Lilly Endowment Grant for Engaged Scholars Initiative

Hartford Seminary is pleased to announce that it has received a $50,000 grant from the Lilly Endowment Inc. to plan new resources and audiences for the Engaged Scholars program. James Nieman, Professor of Practical Theology, will be the project director.

The Engaged Scholars program is coordinated by the Congregational Studies Project Team, a national coalition of scholars and researchers who share an interest in congregations. The program, funded by Lilly, provides funding and mentoring for academic fellows that helps them refine research engaged with the faith life of congregations.

Since 2008, it also convened three gatherings of religious leaders and scholars, addressing issues of common interest in studying congregations and religious life.

The new grant will support a transitional planning process. The Congregational Studies Project Team will sketch the architecture of a new web-based teaching resource in congregational studies and seek ways to identify new audiences of fellows in fields (e.g., practical theology) and institutions (e.g., seminaries and churches) that have been underrepresented in the previous fellowship awarding process.

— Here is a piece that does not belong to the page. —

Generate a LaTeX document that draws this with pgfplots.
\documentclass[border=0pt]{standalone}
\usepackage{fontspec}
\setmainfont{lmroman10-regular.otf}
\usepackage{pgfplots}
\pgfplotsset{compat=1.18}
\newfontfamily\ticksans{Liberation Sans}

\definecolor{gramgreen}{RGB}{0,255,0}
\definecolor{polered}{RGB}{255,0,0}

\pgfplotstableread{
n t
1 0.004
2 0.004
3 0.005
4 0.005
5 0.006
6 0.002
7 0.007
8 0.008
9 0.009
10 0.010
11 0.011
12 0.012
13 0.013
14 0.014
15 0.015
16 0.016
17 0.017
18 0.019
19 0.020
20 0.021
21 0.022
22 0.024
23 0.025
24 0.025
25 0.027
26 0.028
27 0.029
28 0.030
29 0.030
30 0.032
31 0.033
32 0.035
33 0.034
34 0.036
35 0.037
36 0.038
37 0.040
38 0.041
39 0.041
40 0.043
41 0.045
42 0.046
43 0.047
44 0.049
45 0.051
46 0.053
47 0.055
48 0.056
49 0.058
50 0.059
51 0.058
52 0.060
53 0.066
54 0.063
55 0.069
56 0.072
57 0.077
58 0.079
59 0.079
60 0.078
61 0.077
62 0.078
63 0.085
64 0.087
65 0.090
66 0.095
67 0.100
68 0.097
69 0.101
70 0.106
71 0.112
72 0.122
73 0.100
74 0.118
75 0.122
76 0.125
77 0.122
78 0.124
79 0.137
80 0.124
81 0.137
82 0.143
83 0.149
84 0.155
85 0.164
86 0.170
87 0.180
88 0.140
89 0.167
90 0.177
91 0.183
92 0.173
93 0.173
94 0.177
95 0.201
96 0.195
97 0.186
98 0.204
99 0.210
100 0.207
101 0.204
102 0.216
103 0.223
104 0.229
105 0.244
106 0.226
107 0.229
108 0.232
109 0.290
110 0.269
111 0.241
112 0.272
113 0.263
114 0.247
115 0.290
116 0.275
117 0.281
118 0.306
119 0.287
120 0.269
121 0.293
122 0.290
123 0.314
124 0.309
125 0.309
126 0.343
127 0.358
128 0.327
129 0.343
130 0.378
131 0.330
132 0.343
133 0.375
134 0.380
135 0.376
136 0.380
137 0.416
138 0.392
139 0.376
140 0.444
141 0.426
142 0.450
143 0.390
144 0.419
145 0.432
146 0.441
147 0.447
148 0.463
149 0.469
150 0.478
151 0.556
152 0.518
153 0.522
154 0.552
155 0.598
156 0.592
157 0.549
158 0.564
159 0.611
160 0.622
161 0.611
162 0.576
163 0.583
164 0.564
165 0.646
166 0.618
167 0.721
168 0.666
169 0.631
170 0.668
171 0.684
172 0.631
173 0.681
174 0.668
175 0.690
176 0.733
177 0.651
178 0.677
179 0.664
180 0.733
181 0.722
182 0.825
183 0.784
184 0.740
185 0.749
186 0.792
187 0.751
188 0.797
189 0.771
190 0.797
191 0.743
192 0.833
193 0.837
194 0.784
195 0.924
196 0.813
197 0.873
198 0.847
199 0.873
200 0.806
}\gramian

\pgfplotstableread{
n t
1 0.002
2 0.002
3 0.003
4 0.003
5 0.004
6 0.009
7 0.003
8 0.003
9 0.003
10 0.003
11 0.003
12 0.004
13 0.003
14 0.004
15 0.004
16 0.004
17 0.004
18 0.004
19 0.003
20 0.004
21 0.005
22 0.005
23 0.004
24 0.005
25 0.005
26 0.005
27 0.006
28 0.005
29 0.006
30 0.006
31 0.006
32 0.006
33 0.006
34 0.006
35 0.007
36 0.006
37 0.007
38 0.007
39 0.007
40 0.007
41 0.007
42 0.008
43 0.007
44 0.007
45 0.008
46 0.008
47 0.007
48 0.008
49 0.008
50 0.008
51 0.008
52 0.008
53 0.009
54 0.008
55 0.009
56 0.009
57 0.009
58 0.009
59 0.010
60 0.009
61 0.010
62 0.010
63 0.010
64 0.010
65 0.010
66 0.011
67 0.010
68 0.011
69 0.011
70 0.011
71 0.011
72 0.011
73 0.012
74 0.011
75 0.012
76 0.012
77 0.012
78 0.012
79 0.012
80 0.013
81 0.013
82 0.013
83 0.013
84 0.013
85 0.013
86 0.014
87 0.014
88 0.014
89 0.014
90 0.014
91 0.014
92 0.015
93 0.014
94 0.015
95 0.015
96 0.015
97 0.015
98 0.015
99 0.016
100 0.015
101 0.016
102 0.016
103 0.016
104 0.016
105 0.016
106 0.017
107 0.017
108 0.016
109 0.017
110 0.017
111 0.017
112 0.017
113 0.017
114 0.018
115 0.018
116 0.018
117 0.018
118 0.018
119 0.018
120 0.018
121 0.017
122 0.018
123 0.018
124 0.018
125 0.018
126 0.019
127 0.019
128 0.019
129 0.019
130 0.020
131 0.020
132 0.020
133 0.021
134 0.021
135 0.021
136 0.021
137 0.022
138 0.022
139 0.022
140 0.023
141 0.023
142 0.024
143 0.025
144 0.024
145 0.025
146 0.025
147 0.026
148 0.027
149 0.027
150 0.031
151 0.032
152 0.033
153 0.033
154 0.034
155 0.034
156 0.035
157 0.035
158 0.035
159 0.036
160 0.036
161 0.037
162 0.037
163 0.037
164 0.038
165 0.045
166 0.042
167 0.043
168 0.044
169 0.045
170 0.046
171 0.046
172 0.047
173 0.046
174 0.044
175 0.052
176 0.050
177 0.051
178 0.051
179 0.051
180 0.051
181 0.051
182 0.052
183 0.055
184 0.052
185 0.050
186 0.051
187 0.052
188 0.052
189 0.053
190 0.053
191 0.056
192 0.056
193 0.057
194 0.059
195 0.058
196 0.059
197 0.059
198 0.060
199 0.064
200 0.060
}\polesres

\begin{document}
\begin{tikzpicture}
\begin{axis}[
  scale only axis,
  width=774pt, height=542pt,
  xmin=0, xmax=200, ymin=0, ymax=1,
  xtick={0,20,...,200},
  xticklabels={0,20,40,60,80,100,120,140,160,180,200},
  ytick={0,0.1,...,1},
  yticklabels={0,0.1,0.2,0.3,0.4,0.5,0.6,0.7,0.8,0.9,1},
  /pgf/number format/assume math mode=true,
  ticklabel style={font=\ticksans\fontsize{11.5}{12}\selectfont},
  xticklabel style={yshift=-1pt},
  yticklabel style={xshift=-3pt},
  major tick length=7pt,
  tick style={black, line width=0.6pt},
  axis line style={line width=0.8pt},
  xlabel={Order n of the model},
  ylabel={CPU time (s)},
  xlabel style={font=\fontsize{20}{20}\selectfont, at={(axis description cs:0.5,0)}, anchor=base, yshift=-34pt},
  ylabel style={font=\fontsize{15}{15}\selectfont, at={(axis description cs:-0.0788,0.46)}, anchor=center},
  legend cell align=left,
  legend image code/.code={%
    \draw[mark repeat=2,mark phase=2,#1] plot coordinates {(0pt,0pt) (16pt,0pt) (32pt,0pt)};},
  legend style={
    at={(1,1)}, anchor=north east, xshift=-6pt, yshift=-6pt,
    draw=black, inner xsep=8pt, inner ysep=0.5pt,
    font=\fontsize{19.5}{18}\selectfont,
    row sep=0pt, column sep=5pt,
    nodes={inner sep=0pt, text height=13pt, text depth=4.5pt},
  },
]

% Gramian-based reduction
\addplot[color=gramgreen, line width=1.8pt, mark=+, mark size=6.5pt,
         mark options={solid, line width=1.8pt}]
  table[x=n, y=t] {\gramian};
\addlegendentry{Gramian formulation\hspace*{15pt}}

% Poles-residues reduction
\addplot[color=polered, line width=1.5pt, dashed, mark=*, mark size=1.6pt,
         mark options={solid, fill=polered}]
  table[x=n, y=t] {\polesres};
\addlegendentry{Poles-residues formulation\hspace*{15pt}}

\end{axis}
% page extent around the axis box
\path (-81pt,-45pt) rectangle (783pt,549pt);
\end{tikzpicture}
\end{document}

The new website, according to the grant proposal, would assist pastors who frequently turn to online sources to inform their work, and support seminary instructors and others charged with training the next generation of pastoral leaders.

For more than twenty-five years, the Congregational Studies Project Team has led the way in inviting scholars to engage in serious, rigorous research on congregational life and encouraging religious leaders to draw on academic research to enrich their ability to provide effective leadership to local religious communities.

Its Engaged Scholars program has invited younger scholars and religious leaders, whose focus is on the practices of local communities of faith, to enter into a program of research and networking.

Participants have:

  • Honed research skills that allow them to take the life of faith communities seriously
  • Built a network of mentors
  • Built a cohort of colleagues who can encourage and stimulate each other in advancing understanding of how engaged scholarship works best
  • Gained support for significant research and writing and the time to do it

It is expected that this transitional grant will lead to the development of a more substantial grant proposal to the Lilly Endowment for development of the website and a third round of Engaged Scholars fellowships.